Give back the full listing, character for character, with no pictures.

▼▼▼

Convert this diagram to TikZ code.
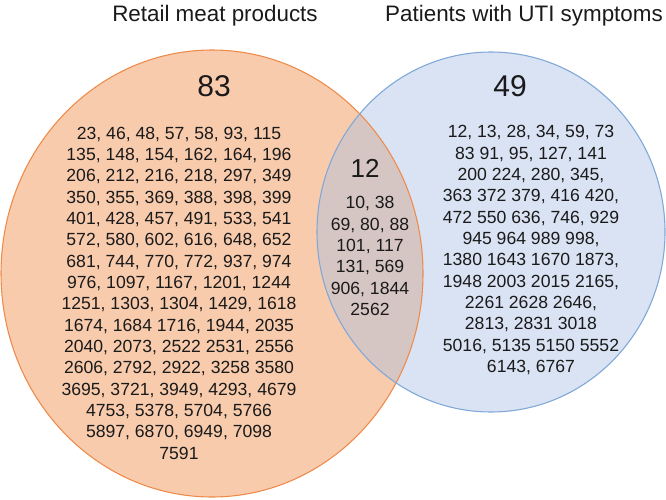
\documentclass[tikz,border=0pt]{standalone}
\usepackage{fontspec}
\setmainfont{Liberation Sans}
\definecolor{orfill}{HTML}{F8CBAD}
\definecolor{orline}{HTML}{EE8A4A}
\definecolor{blfill}{HTML}{DAE3F3}
\definecolor{blline}{HTML}{7FA7D8}
\definecolor{lensfill}{HTML}{D6C6C3}
\definecolor{txt}{HTML}{1A1A1A}
\begin{document}
\begin{tikzpicture}[x=0.75pt,y=-0.75pt,
  numtxt/.style={font=\fontsize{13.2}{16}\selectfont, align=center, inner sep=0pt, text=txt},
  bignum/.style={font=\fontsize{22.5}{26}\selectfont, inner sep=0pt, text=txt},
  midnum/.style={font=\fontsize{19.5}{22}\selectfont, inner sep=0pt, text=txt},
  titletxt/.style={font=\fontsize{16.8}{20}\selectfont, inner sep=0pt, text=txt}]
\useasboundingbox (0,0) rectangle (666,499);
% sets
\fill[orfill] (212,273.5) ellipse [x radius=211, y radius=223.5];
\fill[blfill] (491,232) ellipse [x radius=174, y radius=180];
\begin{scope}
  \clip (212,273.5) ellipse [x radius=211, y radius=223.5];
  \fill[lensfill] (491,232) ellipse [x radius=174, y radius=180];
\end{scope}
\draw[orline, line width=0.8pt] (212,273.5) ellipse [x radius=211, y radius=223.5];
\draw[blline, line width=0.8pt] (491,232) ellipse [x radius=174, y radius=180];
% titles
\node[titletxt] (tleft) at (215,16) {Retail meat products};
\node[titletxt] (tright) at (524,16) {Patients with UTI symptoms};
% counts
\node[bignum] (n83) at (214,86) {83};
\node[bignum] (n49) at (510,86) {49};
\node[midnum] (n12) at (365,168) {12};
% lists
\node[numtxt] (lset) at (179,293) {23, 46, 48, 57, 58, 93, 115\\
135, 148, 154, 162, 164, 196\\
206, 212, 216, 218, 297, 349\\
350, 355, 369, 388, 398, 399\\
401, 428, 457, 491, 533, 541\\
572, 580, 602, 616, 648, 652\\
681, 744, 770, 772, 937, 974\\
976, 1097, 1167, 1201, 1244\\
1251, 1303, 1304, 1429, 1618\\
1674, 1684 1716, 1944, 2035\\
2040, 2073, 2522 2531, 2556\\
2606, 2792, 2922, 3258 3580\\
3695, 3721, 3949, 4293, 4679\\
4753, 5378, 5704, 5766\\
5897, 6870, 6949, 7098\\
7591};
\node[numtxt] (iset) at (370,256) {10, 38\\
69, 80, 88\\
101, 117\\
131, 569\\
906, 1844\\
2562};
\node[numtxt] (rset) at (531,250) {12, 13, 28, 34, 59, 73\\
83 91, 95, 127, 141\\
200 224, 280, 345,\\
363 372 379, 416 420,\\
472 550 636, 746, 929\\
945 964 989 998,\\
1380 1643 1670 1873,\\
1948 2003 2015 2165,\\
2261 2628 2646,\\
2813, 2831 3018\\
5016, 5135 5150 5552\\
6143, 6767};
\end{tikzpicture}
\end{document}
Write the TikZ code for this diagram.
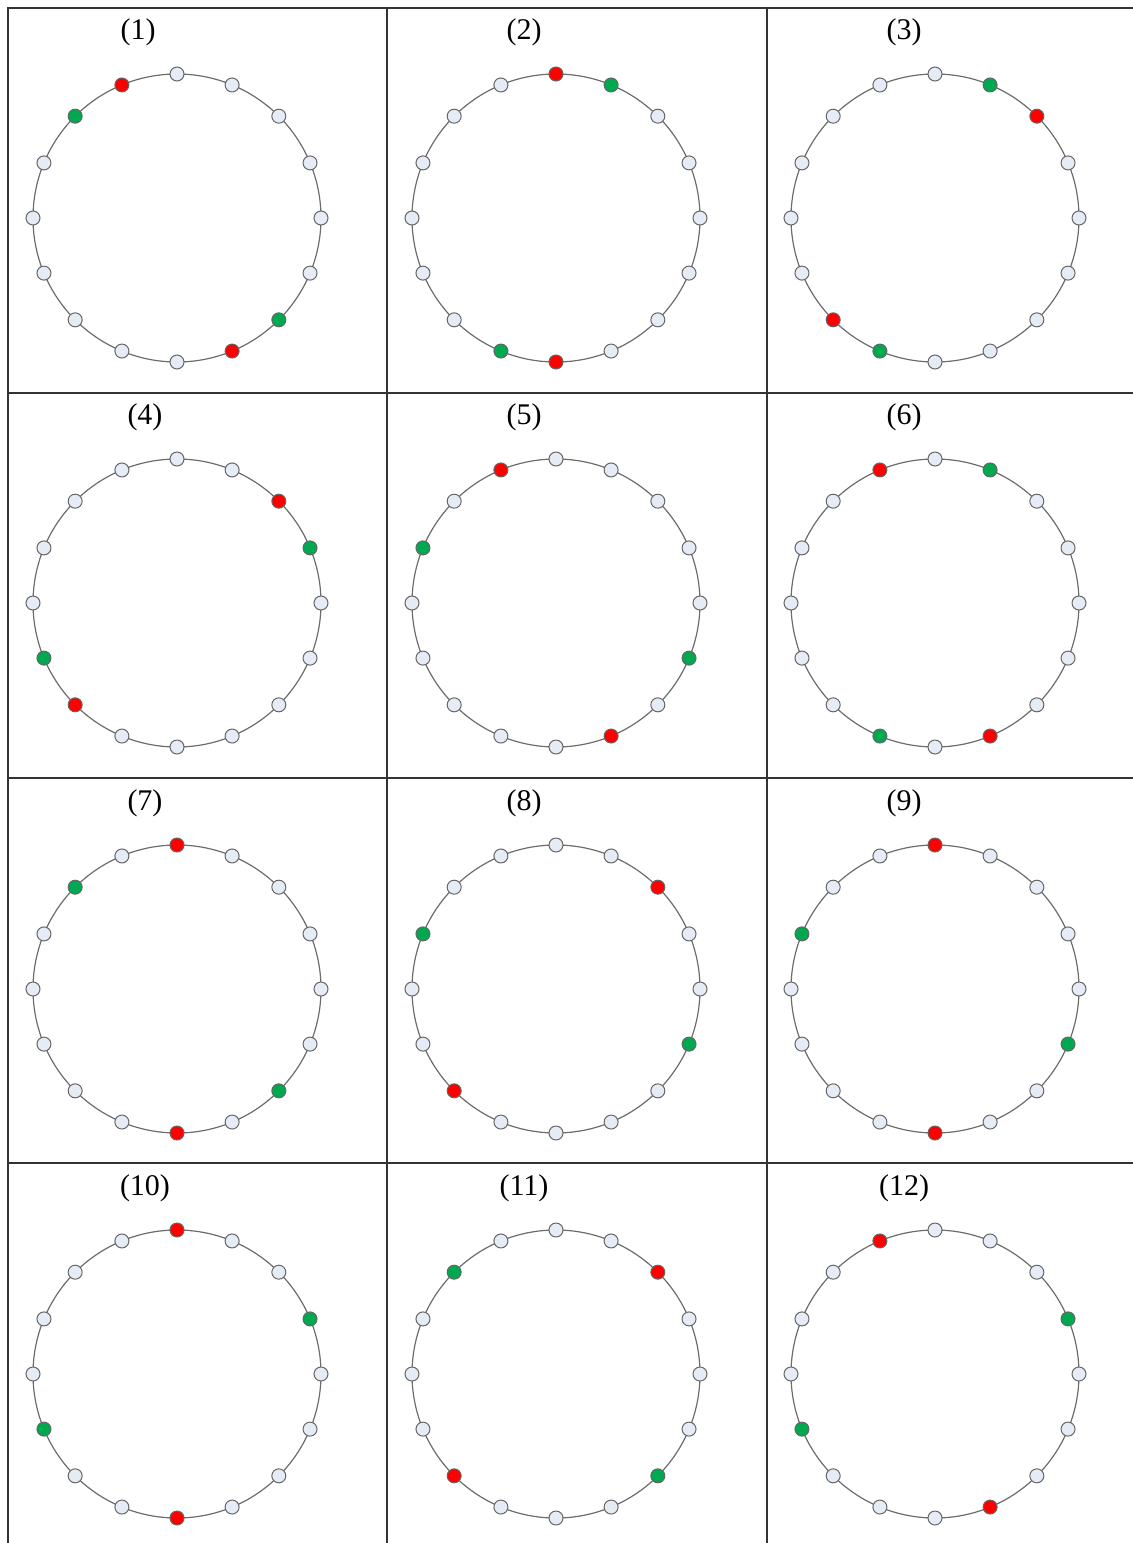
\documentclass[tikz,border=0pt]{standalone}
\usepackage{fontspec}
\setmainfont{Liberation Serif}
\usepackage{tikz}
\definecolor{idlefill}{HTML}{E6ECF6}
\definecolor{coolfill}{HTML}{00A850}

\begin{document}
\begin{tikzpicture}[x=0.5pt,y=-0.5pt,
		ring/.style={draw=gray!85!black, line width=0.6pt},
		idle/.style={circle, draw=gray!80!black, fill=idlefill, line width=0.5pt, minimum size=7pt, inner sep=0pt},
		hot/.style={idle, fill=red},
		cool/.style={idle, fill=coolfill},
		lbl/.style={font=\fontsize{15}{17}\selectfont}]
	\useasboundingbox (0,0) rectangle (1133,1543);
	% grid of the 12 cells
	\draw[line width=0.8pt, black!80] (8,1543) -- (8,8) -- (1133,8);
	\draw[line width=0.8pt, black!80] (387,8) -- (387,1543);
	\draw[line width=0.8pt, black!80] (767,8) -- (767,1543);
	\draw[line width=0.8pt, black!80] (8,393) -- (1133,393);
	\draw[line width=0.8pt, black!80] (8,778) -- (1133,778);
	\draw[line width=0.8pt, black!80] (8,1163) -- (1133,1163);
	% cell / centre x / centre y / label shift / red / red / green / green
	\foreach \c/\cx/\cy/\lx/\ra/\rb/\ga/\gb in {
			1/177/218/-39/15/7/14/6, 2/556/218/-32/0/8/1/9, 3/935/218/-31/2/10/1/9,
			4/177/603/-32/2/10/3/11, 5/556/603/-32/15/7/13/5, 6/935/603/-31/15/7/1/9,
			7/177/989/-32/0/8/14/6, 8/556/989/-32/2/10/13/5, 9/935/989/-31/0/8/13/5,
			10/177/1374/-32/0/8/3/11, 11/556/1374/-32/2/10/14/6, 12/935/1374/-31/15/7/3/11}{
		\node[lbl] (t\c) at (\cx+\lx,\cy-186) {(\c)};
		\draw[ring] (\cx,\cy) circle (144);
		\foreach \k in {0,...,15}{
			\def\kind{idle}
			\ifnum\k=\ra\relax \def\kind{hot}\fi
			\ifnum\k=\rb\relax \def\kind{hot}\fi
			\ifnum\k=\ga\relax \def\kind{cool}\fi
			\ifnum\k=\gb\relax \def\kind{cool}\fi
			\node[\kind] (n\c-\k) at ({\cx+144*sin(22.5*\k)},{\cy-144*cos(22.5*\k)}) {};
		}
	}
\end{tikzpicture}
\end{document}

▲▲▲

**OUTPUT BELOW**
Convert this diagram to TikZ code.
\documentclass[tikz,border=0pt]{standalone}
\usepackage{fontspec}
\setmainfont{Liberation Sans}
\definecolor{orfill}{HTML}{F8CBAD}
\definecolor{orline}{HTML}{EE8A4A}
\definecolor{blfill}{HTML}{DAE3F3}
\definecolor{blline}{HTML}{7FA7D8}
\definecolor{lensfill}{HTML}{D6C6C3}
\definecolor{txt}{HTML}{1A1A1A}
\begin{document}
\begin{tikzpicture}[x=0.75pt,y=-0.75pt,
  numtxt/.style={font=\fontsize{13.2}{16}\selectfont, align=center, inner sep=0pt, text=txt},
  bignum/.style={font=\fontsize{22.5}{26}\selectfont, inner sep=0pt, text=txt},
  midnum/.style={font=\fontsize{19.5}{22}\selectfont, inner sep=0pt, text=txt},
  titletxt/.style={font=\fontsize{16.8}{20}\selectfont, inner sep=0pt, text=txt}]
\useasboundingbox (0,0) rectangle (666,499);
% sets
\fill[orfill] (212,273.5) ellipse [x radius=211, y radius=223.5];
\fill[blfill] (491,232) ellipse [x radius=174, y radius=180];
\begin{scope}
  \clip (212,273.5) ellipse [x radius=211, y radius=223.5];
  \fill[lensfill] (491,232) ellipse [x radius=174, y radius=180];
\end{scope}
\draw[orline, line width=0.8pt] (212,273.5) ellipse [x radius=211, y radius=223.5];
\draw[blline, line width=0.8pt] (491,232) ellipse [x radius=174, y radius=180];
% titles
\node[titletxt] (tleft) at (215,16) {Retail meat products};
\node[titletxt] (tright) at (524,16) {Patients with UTI symptoms};
% counts
\node[bignum] (n83) at (214,86) {83};
\node[bignum] (n49) at (510,86) {49};
\node[midnum] (n12) at (365,168) {12};
% lists
\node[numtxt] (lset) at (179,293) {23, 46, 48, 57, 58, 93, 115\\
135, 148, 154, 162, 164, 196\\
206, 212, 216, 218, 297, 349\\
350, 355, 369, 388, 398, 399\\
401, 428, 457, 491, 533, 541\\
572, 580, 602, 616, 648, 652\\
681, 744, 770, 772, 937, 974\\
976, 1097, 1167, 1201, 1244\\
1251, 1303, 1304, 1429, 1618\\
1674, 1684 1716, 1944, 2035\\
2040, 2073, 2522 2531, 2556\\
2606, 2792, 2922, 3258 3580\\
3695, 3721, 3949, 4293, 4679\\
4753, 5378, 5704, 5766\\
5897, 6870, 6949, 7098\\
7591};
\node[numtxt] (iset) at (370,256) {10, 38\\
69, 80, 88\\
101, 117\\
131, 569\\
906, 1844\\
2562};
\node[numtxt] (rset) at (531,250) {12, 13, 28, 34, 59, 73\\
83 91, 95, 127, 141\\
200 224, 280, 345,\\
363 372 379, 416 420,\\
472 550 636, 746, 929\\
945 964 989 998,\\
1380 1643 1670 1873,\\
1948 2003 2015 2165,\\
2261 2628 2646,\\
2813, 2831 3018\\
5016, 5135 5150 5552\\
6143, 6767};
\end{tikzpicture}
\end{document}
Write the TikZ code for this diagram.
\documentclass[tikz,border=0pt]{standalone}
\usepackage{fontspec}
\setmainfont{Liberation Serif}
\usepackage{tikz}
\definecolor{idlefill}{HTML}{E6ECF6}
\definecolor{coolfill}{HTML}{00A850}

\begin{document}
\begin{tikzpicture}[x=0.5pt,y=-0.5pt,
		ring/.style={draw=gray!85!black, line width=0.6pt},
		idle/.style={circle, draw=gray!80!black, fill=idlefill, line width=0.5pt, minimum size=7pt, inner sep=0pt},
		hot/.style={idle, fill=red},
		cool/.style={idle, fill=coolfill},
		lbl/.style={font=\fontsize{15}{17}\selectfont}]
	\useasboundingbox (0,0) rectangle (1133,1543);
	% grid of the 12 cells
	\draw[line width=0.8pt, black!80] (8,1543) -- (8,8) -- (1133,8);
	\draw[line width=0.8pt, black!80] (387,8) -- (387,1543);
	\draw[line width=0.8pt, black!80] (767,8) -- (767,1543);
	\draw[line width=0.8pt, black!80] (8,393) -- (1133,393);
	\draw[line width=0.8pt, black!80] (8,778) -- (1133,778);
	\draw[line width=0.8pt, black!80] (8,1163) -- (1133,1163);
	% cell / centre x / centre y / label shift / red / red / green / green
	\foreach \c/\cx/\cy/\lx/\ra/\rb/\ga/\gb in {
			1/177/218/-39/15/7/14/6, 2/556/218/-32/0/8/1/9, 3/935/218/-31/2/10/1/9,
			4/177/603/-32/2/10/3/11, 5/556/603/-32/15/7/13/5, 6/935/603/-31/15/7/1/9,
			7/177/989/-32/0/8/14/6, 8/556/989/-32/2/10/13/5, 9/935/989/-31/0/8/13/5,
			10/177/1374/-32/0/8/3/11, 11/556/1374/-32/2/10/14/6, 12/935/1374/-31/15/7/3/11}{
		\node[lbl] (t\c) at (\cx+\lx,\cy-186) {(\c)};
		\draw[ring] (\cx,\cy) circle (144);
		\foreach \k in {0,...,15}{
			\def\kind{idle}
			\ifnum\k=\ra\relax \def\kind{hot}\fi
			\ifnum\k=\rb\relax \def\kind{hot}\fi
			\ifnum\k=\ga\relax \def\kind{cool}\fi
			\ifnum\k=\gb\relax \def\kind{cool}\fi
			\node[\kind] (n\c-\k) at ({\cx+144*sin(22.5*\k)},{\cy-144*cos(22.5*\k)}) {};
		}
	}
\end{tikzpicture}
\end{document}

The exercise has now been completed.